Image credit: Stone Workers (1888) Axel Jungstedt (Swedish, 1859–1933)

As I get old and battle against professional irrelevance, more of the value I contribute comes from finding great people to work with, whether it’s finding people within a company to work on new projects and initiatives, hiring new people, or working with external contributors as contractors or collaborators.

I don’t think I’m that great at talking to someone for 30 minutes and deciding whether they are going to be a superstar contributor, so I’ve built a mental list of “red flags” I see at the start of a working relationship. These are fairly specific, but everything on here has come up multiple times so I figured it’d be worth sharing.
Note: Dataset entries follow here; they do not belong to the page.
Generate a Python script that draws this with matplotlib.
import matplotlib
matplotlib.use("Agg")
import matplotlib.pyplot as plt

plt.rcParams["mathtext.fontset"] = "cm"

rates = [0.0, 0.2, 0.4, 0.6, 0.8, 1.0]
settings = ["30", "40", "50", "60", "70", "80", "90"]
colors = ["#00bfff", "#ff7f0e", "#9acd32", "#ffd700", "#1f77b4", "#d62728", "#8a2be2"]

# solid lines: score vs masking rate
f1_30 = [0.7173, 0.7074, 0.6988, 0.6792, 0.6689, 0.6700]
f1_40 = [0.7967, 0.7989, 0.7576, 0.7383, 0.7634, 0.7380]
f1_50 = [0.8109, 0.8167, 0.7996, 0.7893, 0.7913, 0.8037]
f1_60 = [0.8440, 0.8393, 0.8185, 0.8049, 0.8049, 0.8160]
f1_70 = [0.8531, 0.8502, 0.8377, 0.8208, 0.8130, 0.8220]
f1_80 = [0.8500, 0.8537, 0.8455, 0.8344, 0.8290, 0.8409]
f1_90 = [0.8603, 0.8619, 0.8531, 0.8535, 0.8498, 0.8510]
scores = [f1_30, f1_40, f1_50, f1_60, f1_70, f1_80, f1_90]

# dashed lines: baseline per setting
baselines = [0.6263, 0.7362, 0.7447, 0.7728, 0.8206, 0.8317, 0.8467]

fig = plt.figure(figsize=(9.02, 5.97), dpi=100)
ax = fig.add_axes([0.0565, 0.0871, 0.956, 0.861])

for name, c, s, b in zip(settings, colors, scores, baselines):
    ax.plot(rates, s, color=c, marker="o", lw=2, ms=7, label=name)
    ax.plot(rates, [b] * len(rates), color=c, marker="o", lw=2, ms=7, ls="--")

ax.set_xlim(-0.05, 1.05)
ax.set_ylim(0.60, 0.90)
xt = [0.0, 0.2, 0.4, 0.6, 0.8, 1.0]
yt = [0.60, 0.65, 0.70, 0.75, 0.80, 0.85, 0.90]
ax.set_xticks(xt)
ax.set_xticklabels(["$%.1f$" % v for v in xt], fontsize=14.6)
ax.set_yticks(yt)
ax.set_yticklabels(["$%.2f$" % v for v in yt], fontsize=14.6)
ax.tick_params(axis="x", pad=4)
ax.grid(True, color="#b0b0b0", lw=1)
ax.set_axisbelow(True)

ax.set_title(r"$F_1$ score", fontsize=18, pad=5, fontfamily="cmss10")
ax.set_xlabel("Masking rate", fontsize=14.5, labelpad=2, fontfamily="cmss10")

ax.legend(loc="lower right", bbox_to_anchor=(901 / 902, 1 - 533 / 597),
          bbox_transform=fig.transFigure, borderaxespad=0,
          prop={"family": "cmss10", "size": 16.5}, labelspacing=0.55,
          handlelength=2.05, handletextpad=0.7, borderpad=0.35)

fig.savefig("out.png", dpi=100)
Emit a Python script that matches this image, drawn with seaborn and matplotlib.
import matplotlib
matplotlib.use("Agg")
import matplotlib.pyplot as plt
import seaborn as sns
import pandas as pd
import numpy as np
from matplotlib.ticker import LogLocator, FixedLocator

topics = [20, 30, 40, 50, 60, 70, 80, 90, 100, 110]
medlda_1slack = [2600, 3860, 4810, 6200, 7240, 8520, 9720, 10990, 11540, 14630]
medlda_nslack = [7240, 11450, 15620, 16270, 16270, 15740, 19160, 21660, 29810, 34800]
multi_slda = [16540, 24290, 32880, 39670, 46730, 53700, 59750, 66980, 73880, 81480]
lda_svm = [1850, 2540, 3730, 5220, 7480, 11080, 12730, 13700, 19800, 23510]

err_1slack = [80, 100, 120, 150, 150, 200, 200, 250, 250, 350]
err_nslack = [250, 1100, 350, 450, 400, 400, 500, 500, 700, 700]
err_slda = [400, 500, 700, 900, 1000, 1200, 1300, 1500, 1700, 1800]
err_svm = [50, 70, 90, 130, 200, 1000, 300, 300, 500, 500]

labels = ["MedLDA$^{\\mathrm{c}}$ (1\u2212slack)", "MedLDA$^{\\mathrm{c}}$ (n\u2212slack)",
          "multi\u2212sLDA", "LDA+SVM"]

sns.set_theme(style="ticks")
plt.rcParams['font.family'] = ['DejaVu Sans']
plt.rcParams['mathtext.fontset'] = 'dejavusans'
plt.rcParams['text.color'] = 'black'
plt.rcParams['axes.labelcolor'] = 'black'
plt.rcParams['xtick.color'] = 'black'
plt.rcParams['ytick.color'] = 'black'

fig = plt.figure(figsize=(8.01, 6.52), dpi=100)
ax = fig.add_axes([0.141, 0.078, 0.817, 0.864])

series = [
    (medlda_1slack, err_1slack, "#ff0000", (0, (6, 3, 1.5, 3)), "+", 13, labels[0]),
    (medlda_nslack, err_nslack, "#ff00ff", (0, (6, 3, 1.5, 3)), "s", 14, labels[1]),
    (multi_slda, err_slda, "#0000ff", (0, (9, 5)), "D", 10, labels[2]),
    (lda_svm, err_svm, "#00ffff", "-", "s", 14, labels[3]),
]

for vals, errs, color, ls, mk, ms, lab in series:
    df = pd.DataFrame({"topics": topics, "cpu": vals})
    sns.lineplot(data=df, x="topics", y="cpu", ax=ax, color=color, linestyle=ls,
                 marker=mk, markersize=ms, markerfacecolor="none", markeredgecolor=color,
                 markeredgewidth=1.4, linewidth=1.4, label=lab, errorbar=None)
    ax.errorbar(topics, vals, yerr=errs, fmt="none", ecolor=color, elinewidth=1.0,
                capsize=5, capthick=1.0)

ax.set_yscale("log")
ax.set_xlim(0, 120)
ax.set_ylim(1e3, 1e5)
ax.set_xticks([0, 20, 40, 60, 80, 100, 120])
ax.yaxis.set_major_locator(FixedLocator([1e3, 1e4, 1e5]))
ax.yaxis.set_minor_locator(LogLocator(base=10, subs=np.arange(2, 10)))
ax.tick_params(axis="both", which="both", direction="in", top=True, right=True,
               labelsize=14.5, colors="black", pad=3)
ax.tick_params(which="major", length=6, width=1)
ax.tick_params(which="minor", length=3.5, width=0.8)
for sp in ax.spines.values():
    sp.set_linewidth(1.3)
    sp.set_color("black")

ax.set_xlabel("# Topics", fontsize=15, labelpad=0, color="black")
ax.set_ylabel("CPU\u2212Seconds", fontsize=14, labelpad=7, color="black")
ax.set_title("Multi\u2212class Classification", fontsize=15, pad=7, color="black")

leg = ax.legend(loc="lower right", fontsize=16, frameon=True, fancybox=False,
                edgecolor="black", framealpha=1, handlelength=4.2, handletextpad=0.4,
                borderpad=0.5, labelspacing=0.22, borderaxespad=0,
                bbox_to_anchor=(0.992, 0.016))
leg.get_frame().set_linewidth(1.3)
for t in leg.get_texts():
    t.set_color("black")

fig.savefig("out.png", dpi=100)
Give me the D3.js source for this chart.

  1. Pirating Information - A sign of insecurity: someone asks you for help and information, and then they turn around and present it as their own knowledge in order to inflate their expertise. Slack makes it pretty transparent when this happens, especially at healthy companies that default to all conversations in public channels. But I find that it still doesn’t stop it from happening!
  2. Hoarding Information - A related sign of insecurity, where someone (typically in a manager or leadership position) hoards information that would be useful to disseminate and uses it as a flimsy substitute for power earned by traditional leadership qualities.
  3. Pioneering with blinders on - When someone starts at a company and wants to implement some generalized business process like analytics or testing and they just assume nobody before them has ever thought about it or done any work related to it and start from zero. There is some onus on a company to make previous work discoverable. e.g. via documentation, but the reality is that at a fast-moving company, internal docs will rarely be complete or up-to-date, and plenty of other people have managed to start at companies and be resourceful enough to figure out how things work, even with zero documentation.
  4. Taking advantage of kindness - This is a bit broader, related to the game theory / war games idea of “tit for tat” or “respond in kind” where the best approach to life is to respond to kindness and cooperation with kindness and cooperation, respond to malice with malice. Most well-functioning companies are just endless positive feedback loops that rarely drift into the negative, but every once in a while I see someone who quietly starts flipping loops negative. For example: Taking advantage of permissive expense policies, choosing vendors based on personal incentives rather than what’s best for the company, etc… It might be easy to filter out abrasive a$*holes in the interview process, but I think the “taking advantage of kindness” a$*holes are much more damaging to a company because they flip positive feedback loops to negative ones.
  5. Seeing work as beneath them when it isn’t - There’s a fine line between being an effective delegator and being a picky contributor. I’m still searching for a better way to delineate than “you know it when you see it.” It often feels very deliberate, like they’re worried that if they do any amount of work below them it will immediately poison their ability to move up in the org. I’ve seen it manifest as mid-level people deliberately letting progress stall instead of just rolling up sleeves and doing the work.
  6. Blaming Software - “a bad workman always blames his tools” - Blaming software shows poor self-awareness and lack of resourcefulness, the idea is much older than software, but it’s worth calling out for all the different forms it takes in a tech-savvy company, here are some examples:
    • “I can’t do my job because of limited tooling” - If that’s what you think, I can guarantee that you are not understanding your job correctly.
    • “We need to <make a process worse for our customers> because that’s how the tool works.”

I know it may come off as a bit negative to call these things out, but all of the most magical work I’ve done has come from finding great people to work with. Finding a great critical mass of amazing teammates is like investing early: It can have an enormous compounding positive effect on your career.